I bought a reproduction Harness from Year One a few years back, and it was beautiful. ll the connectors were just like original.
Yeah issue is I won't be using a lot of so it why spend this kind of money when I'm going to cut it up for after market gauges and such. Just irked pretty sore about this purchase. I did look at year one but I figured this would be better than it is and it's not. If I wanted a GM kit would have ordered one sorry I don't get the love affair with GM at all. Can't stand it and this just pissed me off I got a GM kit.
 
Like each item you have to change out connector and order stuff big town is two hours away this is just way bigger than I planned on.
 
Only way I see this working is out the in dash and engine harness beside this and doing one piece at a time terrible design. Other option is if I find a wiring guru as this is not hobby kit to me. If this is painless I can't imagine how bad a painless kit is lol.
 
So did some more research I'm going to treat this as it is a basic harness which it is. Approach as I have no heater no defrost no radio will do the engine sensors and ignition and lights all new I can use the light relay harness I have and it has headlight connectors so I can plug into that. I hate I have a new engine harness but I can sell that and the dash harness to someone as it can be restored. Once I figure out where this. I was planning on AC and heater new for later and they come with their own controls and harness. I don't like it but this will work as Jpar has told me before but did you read it...maybe ha. Well I did but it didn't click. I blame old-timers pictures to come.
 
You got this man, I know what it feels like to realize the enormity of a project when I’m already in the middle of it. Just breathe, and take it one circuit at a time.

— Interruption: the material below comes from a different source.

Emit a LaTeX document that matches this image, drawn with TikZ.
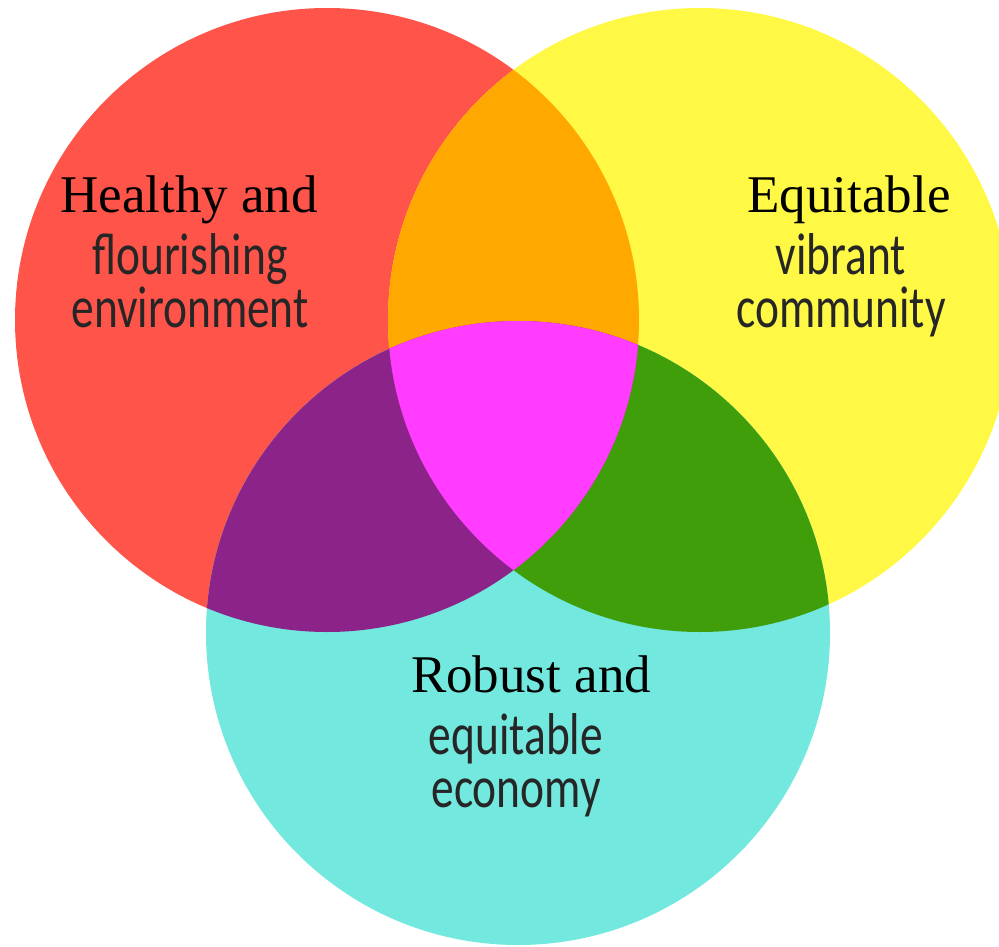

Just so you know I’m heading this same direction, I’m also blaming @j par for the inspiration. Hot rod 12 circuit harness, custom gauges and shitty instructions lol!
 
Sorry I didn't get back to you in your pm. I wasn't quite sure what you were saying and I think you were trying to post pictures but you can't unless you're a gold member impersonal messages..
First and foremost most all aftermarket not all of them but most of them are GM based.. they will say an instruction that they are for your car but they will have GM connections and you're supposed to change them.. $375 Plus shipping!..
For the Ron Francis?.. that's highway robbery..
Again this is what I talk about the cheap speedmaster Amazon 20 wire wiring kit. It pretty much doesn't have any ends on it that way you can run all the wires to your old connectors. I cut off the last four or five inches of each connector and connect on the new wires with the solder filled shrink wrap butt connectors...
For the 20 wire speedmaster 149 kit on Black Friday I bought it for $85 and did my truck...
I told every last wire out of the truck put in the fuse box and commenced to running each wire where it goes. And when I got to something that I didn't know I don't open my factory kit and figured it out. There isn't almost any kit on the market out there that has windshield wipers figured out totally. A lot of times you have to use just a power wire going to feed your windshield wipers and then your factory switches in wires. Even American idol wire doesn't have windshield wipers for Fords and other stuff... No American Auto wire will have your headlight connections heater connections ignition switch will definitely have to be converted to chevy.... Every last kid there is out there gives a three-way plug for the headlights because most all of these old rigs had round headlights with three prong connector even Japanese...
You can do it...
You should see how stupid the internet gurus think I am and prove how stupid I am but I drive my truck all the time...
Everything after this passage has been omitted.